How to summarize research interviews accurately

How to summarize research interviews well is a skill in itself. The summary has to preserve what the participant said, what they emphasized, and what tensions or contradictions appeared, while compressing length by an order of magnitude. AI can draft the summary; the human review is what catches the inevitable hallucinations and emphasis errors.

A reasonable summary template: opening context (who, when, format, length), main topics (3-5 bullets with one supporting quote each), notable tensions (where the participant contradicted themselves or expressed ambivalence), unexpected mentions (what came up that the protocol did not anticipate), and analyst notes (where to follow up in subsequent interviews). AI handles the first three reliably; the last two need human attention.

For projects where the summary itself is a deliverable — internal stakeholder readouts, for instance — invest in human review of every summary. For projects where the summary is just analyst infrastructure (helping you decide where to focus), an AI-only summary with spot-checks is acceptable.

One useful pattern: ask the AI to summarize once before any human review, then summarize again after the analyst has read the transcript. The two summaries are usually different, and the differences highlight what the analyst noticed that the AI missed. That delta is itself an analytical artifact worth keeping — it is the closest mechanical proxy for what makes human qualitative analysis valuable.

For longitudinal projects with the same participants across waves, summary continuity is its own challenge. The summary of session 1 should inform the read of session 8 — the analyst remembers what mattered the first time, the AI usually does not. Tools that let you attach prior summaries as context to the next session AI pass produce noticeably more coherent longitudinal analyses than tools that treat each session as independent.
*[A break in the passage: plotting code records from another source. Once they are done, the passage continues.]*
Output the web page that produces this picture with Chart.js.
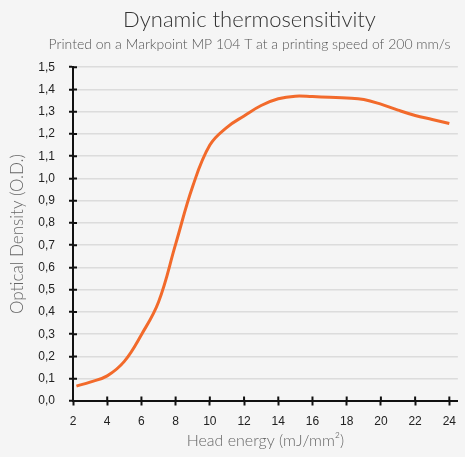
<!DOCTYPE html>
<html>
<head>
<meta charset="utf-8">
<script src="https://cdn.jsdelivr.net/npm/chart.js@4.4.1/dist/chart.umd.min.js"></script>
<style>
  html, body { margin: 0; padding: 0; background: #f5f5f5; }
  #wrap { width: 465px; height: 457px; }
</style>
</head>
<body>
<div id="wrap"><canvas id="thermo"></canvas></div>
<script>
// head energy (mJ/mm2) and optical density
const energy = [2.2, 3, 4, 5, 6, 7, 8, 9, 10, 11, 12, 13, 14, 15, 16, 17, 18, 19, 20, 21, 22, 23, 24];
const density = [0.067, 0.085, 0.113, 0.178, 0.298, 0.445, 0.705, 0.965, 1.15, 1.23, 1.281, 1.328, 1.358, 1.37, 1.368, 1.365, 1.362, 1.355, 1.334, 1.307, 1.283, 1.265, 1.247];
const xTicks = [2, 4, 6, 8, 10, 12, 14, 16, 18, 20, 22, 24];
const yTicks = [0, 0.1, 0.2, 0.3, 0.4, 0.5, 0.6, 0.7, 0.8, 0.9, 1.0, 1.1, 1.2, 1.3, 1.4, 1.5];

const thinFont = "Lato, 'Open Sans', sans-serif";

// draws the inner half of the axis ticks so they cross the axis line
const crossTicks = {
  id: 'crossTicks',
  afterDraw(chart) {
    const ctx = chart.ctx;
    const x = chart.scales.x, y = chart.scales.y;
    ctx.save();
    ctx.strokeStyle = '#111';
    ctx.lineWidth = 2;
    ctx.beginPath();
    y.ticks.forEach(t => {
      const py = y.getPixelForValue(t.value);
      ctx.moveTo(x.left, py);
      ctx.lineTo(x.left + 4, py);
    });
    x.ticks.forEach(t => {
      const px = x.getPixelForValue(t.value);
      ctx.moveTo(px, y.bottom);
      ctx.lineTo(px, y.bottom - 4.5);
    });
    ctx.stroke();
    ctx.restore();
  }
};

// title + subtitle sit a bit right of the canvas centre in the original
const shiftTitles = {
  id: 'shiftTitles',
  afterLayout(chart) {
    chart.boxes.forEach(b => {
      if (b.position === 'top' && b.options && b.options.text !== undefined) {
        b.left += 30;
      }
    });
  }
};

new Chart(document.getElementById('thermo'), {
  type: 'line',
  data: {
    datasets: [{
      data: energy.map((e, i) => ({ x: e, y: density[i] })),
      borderColor: '#f26a2b',
      borderWidth: 3,
      pointRadius: 0,
      tension: 0.4,
      fill: false
    }]
  },
  options: {
    responsive: true,
    maintainAspectRatio: false,
    animation: false,
    layout: { padding: { left: 4, right: 0, top: 0, bottom: 8 } },
    plugins: {
      legend: { display: false },
      tooltip: { enabled: false },
      title: {
        display: true,
        text: 'Dynamic thermosensitivity',
        color: '#333',
        font: { family: thinFont, size: 22, weight: '300' },
        padding: { top: 7, bottom: 3 }
      },
      subtitle: {
        display: true,
        text: 'Printed on a Markpoint MP 104 T at a printing speed of 200 mm/s',
        color: '#555',
        font: { family: thinFont, size: 14, weight: '300' },
        padding: { bottom: 14 }
      }
    },
    scales: {
      x: {
        type: 'linear',
        min: 2,
        max: 24.5,
        afterBuildTicks: s => { s.ticks = xTicks.map(v => ({ value: v })); },
        afterFit: s => { s.height = 48; },
        border: { color: '#111', width: 2 },
        grid: { drawOnChartArea: false, tickLength: 4.5, tickColor: '#111', tickWidth: 2 },
        ticks: {
          color: '#222',
          font: { family: "'Liberation Sans', Arial, sans-serif", size: 12 },
          padding: 9,
          maxRotation: 0
        },
        title: {
          display: true,
          text: 'Head energy (mJ/mm²)',
          color: '#666',
          font: { family: thinFont, size: 16, weight: '300', lineHeight: 1 },
          padding: { top: 0, bottom: 0 }
        }
      },
      y: {
        min: 0,
        max: 1.5,
        afterBuildTicks: s => { s.ticks = yTicks.map(v => ({ value: v })); },
        afterFit: s => { s.width = 69; },
        border: { color: '#111', width: 2 },
        grid: { color: '#dcdcdc', lineWidth: 1.5, tickLength: 4, tickColor: '#111', tickWidth: 2 },
        ticks: {
          color: '#222',
          font: { family: "'Liberation Sans', Arial, sans-serif", size: 12 },
          padding: 14,
          callback: v => v.toFixed(1).replace('.', ',')
        },
        title: {
          display: true,
          text: 'Optical Density (O.D.)',
          color: '#666',
          font: { family: thinFont, size: 17, weight: '300' },
          padding: { top: 3, bottom: 0 }
        }
      }
    }
  },
  plugins: [crossTicks, shiftTitles]
});
</script>
</body>
</html>
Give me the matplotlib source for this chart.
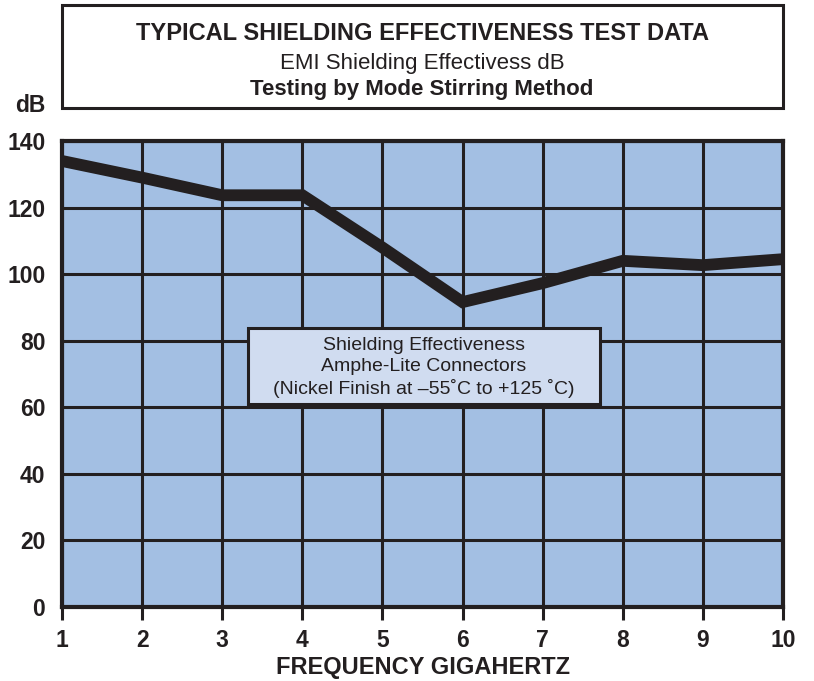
import matplotlib.pyplot as plt
from matplotlib.patches import Rectangle

plt.rcParams['font.family'] = ['Liberation Sans', 'DejaVu Sans']

freq = [1, 2, 3, 4, 5, 6, 7, 8, 9, 10]
db = [134, 129, 123.7, 123.7, 108, 91.6, 97.3, 104, 102.7, 104.5]
y_ticks = [0, 20, 40, 60, 80, 100, 120, 140]

ink = '#231f20'

fig = plt.figure(figsize=(8.14, 6.81), dpi=100)
ax = fig.add_axes([62 / 814, 74 / 681, 721 / 814, 466 / 681])
ax.set_facecolor('#a3bfe3')
ax.set_xlim(1, 10)
ax.set_ylim(0, 140)
ax.set_xticks(freq)
ax.set_yticks(y_ticks)
ax.grid(True, color=ink, linewidth=2.2)
ax.set_axisbelow(True)
for s in ax.spines.values():
    s.set_linewidth(3)
    s.set_color(ink)
ax.tick_params(axis='x', length=9.5, width=2.2, color=ink, pad=6, labelsize=16.5, labelcolor=ink)
ax.tick_params(axis='y', length=0, pad=12, labelsize=16.5, labelcolor=ink)
for lbl in ax.get_xticklabels() + ax.get_yticklabels():
    lbl.set_fontweight('bold')

ax.plot(freq, db, color=ink, linewidth=8.5, solid_joinstyle='miter', solid_capstyle='butt', zorder=3)

ax.set_xlabel('FREQUENCY GIGAHERTZ', fontsize=17, fontweight='bold', color=ink, labelpad=3)

# legend box
ax.add_patch(Rectangle((3.32, 61.0), 4.395, 22.8, facecolor='#d0dcf0', edgecolor=ink,
                       linewidth=2.2, zorder=5))
ax.text(5.52, 71.9, 'Shielding Effectiveness\nAmphe-Lite Connectors\n(Nickel Finish at \u201355\u02daC to +125 \u02daC)',
        ha='center', va='center', fontsize=14, color=ink, linespacing=1.3, zorder=6)

# title box
fig.patches.append(Rectangle((62 / 814, 573 / 681), 721 / 814, 103 / 681, transform=fig.transFigure,
                             facecolor='white', edgecolor=ink, linewidth=2.2))
fig.text(422 / 814, 647 / 681, 'TYPICAL SHIELDING EFFECTIVENESS TEST DATA', ha='center', va='center',
         fontsize=17, fontweight='bold', color=ink)
fig.text(422 / 814, 617 / 681, 'EMI Shielding Effectivess dB', ha='center', va='center',
         fontsize=16, color=ink)
fig.text(422 / 814, 591 / 681, 'Testing by Mode Stirring Method', ha='center', va='center',
         fontsize=16, fontweight='bold', color=ink)
fig.text(30 / 814, 575 / 681, 'dB', ha='center', va='center', fontsize=16.5, fontweight='bold', color=ink)

fig.savefig('out.png', dpi=100)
Summary length is the other under-discussed variable. A two-paragraph summary forces the AI to compress harder and surfaces the most prominent themes; a two-page summary is closer to a paraphrase and rarely earns its read time. Ask the AI for both lengths on the first few transcripts to calibrate; once the analyst has a sense of which length surfaces what they need, standardize on that length for the rest of the project.